While there is plenty of excellent material out there about Docker, the bi-weekly lightning talks that we do in Engineering are a good opportunity to bring some basic information about this awesome technology in front of engineers in our team that would otherwise not easily be exposed to it (for instance because they mostly work on very unrelated parts of our stack, like the user interface). This particular lightning talk was the first that I did in a possibly long series about many aspects of our cloud deployments. I the five minute lightning talk format to introduce Docker containers.
So… No one ever… had problems installing, running an application, because of the environment. True?
My audience bursts out in laughter. Of course they had these problems. In fact, we all do, with all sorts of applications, all the time. And it’s a problem that Docker wants to address, and that it is really, really good at. My disclaimer is: I am not a Docker/Linux expert, by any means. But I’m proficient in BASH and I’d say… I’ve grown to be a Docker power user.
Then, What is Docker?
When looking in the great Wikipedia, this is their definition of Docker, and let’s dissect that:
Docker is an open-source project
that automates the deployment of applications
inside software containers
by providing an additional layer of abstraction and automation of
operating-system-level virtualization on Linux.
So, what’s not to like about open source and Linux. Then, to understand deployment automation of software containers, we really need to understand this operating-system-level virtualization.
Let’s side-track into how Linux is built up. The heart of Linux is the kernel, which is common across different Linux distributions. It connects the software system to the underlying hardware, and it provides all the basic controls needed for an operating system. The Linux kernel is a separate project and it is shared between Linux distributions (Debian, Ubuntu, Red Hat, CentOS, many more).
Working on top of the kernel are system libraries. There is many well-known, common system libraries. But every Linux distribution assembles its own collection of system libraries. Together with system software, utilities and compilers, that is mostly what sets them apart. (Kernels also have some differences between distributions, from backports to features. This may come to bite you, when using Docker. But in principle, Docker relies on a highly-standardized kernel across host environments.)

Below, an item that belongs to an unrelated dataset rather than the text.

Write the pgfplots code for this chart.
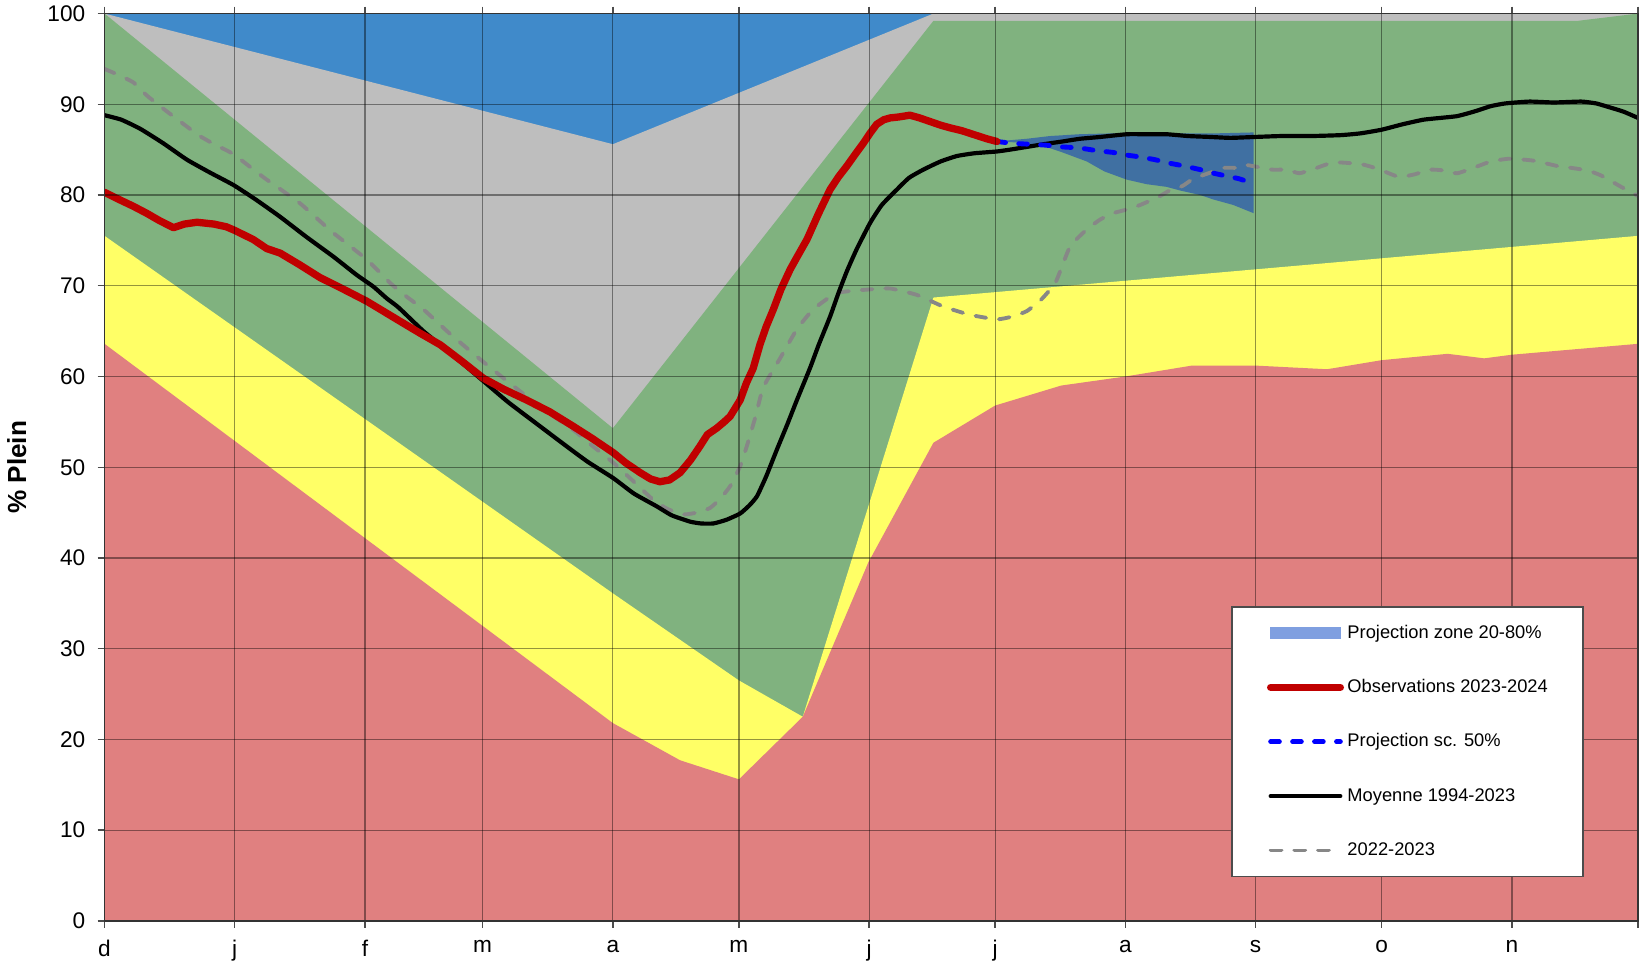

Applications use the system libraries (and the kernel) to do their function. You are the user, and the applications that you are running are referred to as user processes. User processes run in “user space”, which is essentially a way of looking at how the system memory is divided. In any case: you want to run applications? Then you need yourself some user space.
Containers in User Space
User space isn’t heavily isolated at all. And since different applications share the same system libraries, dependencies can reasonably become a mess. Software containers, on the other hand, offer you:
- Isolated user space
- Isolated system libraries
- One application per container (if you’re doing it right, but let’s assume that’s the case)
- Containers aren’t affecting each other
- Host environment not affecting containers
In order to understand better how that is achieved, let’s use our knowledge about apply this (new) understanding of how Linux is built-up to different virtualization strategies:
Most of us have now grown up to know and use machine virtualization (right side in the diagram), the likes of VmWare, VirtualBox, Virtual PC. These technologies, that are also great technical feats in their own right, run multiple full operating systems on the same hardware, using a thin layer of software, called a hypervisor. In that architecture, the full operating system, kernel, system libraries, and finally application are duplicated. There is a lot of duplication, this is a heavyweight solution. Contrast operation-system-level virtualization, where the operating system, the kernel is reused, and only system libraries and application are exclusive to a container. This is a lightweight solution. (This is mostly felt because the operating system doesn’t have to boot for a container to start. The actual kernel size on disk isn’t much of a saving, although Docker images are often built to be a lot leaner than their full operating system counterparts.)
Meanwhile, the fact that containers in operating-system-level virtualization have their own system libraries means that they represent a specific Linux distribution (since the system libraries was what set Linux distributions apart). This is an amazing feature of Docker containers: regardless of the Linux distribution of the host environment, you can run any Linux distribution in the container, giving the application a very reliable set of system libraries to depend on. You can easily run a Debian container inside a Red Hat or Ubuntu host environment, or the other way around: a Ubuntu container on a Debian host environment, et cetera.
Containers also contain a reliable copy of all the libraries the application requires, and the application itself, so that it is fully ready for execution without environmental/dependency issues. Containers do not ship their own Linux kernel: that one is shared from the host environment.
Docker containers offer isolated applications. While they share the hardware and kernel of the host application, they exclusively own system libraries and user space, you can easily have e.g. Debian on top of CentOS. You would run one application per container, lightweight, and isolated from other containers, and from the host environment.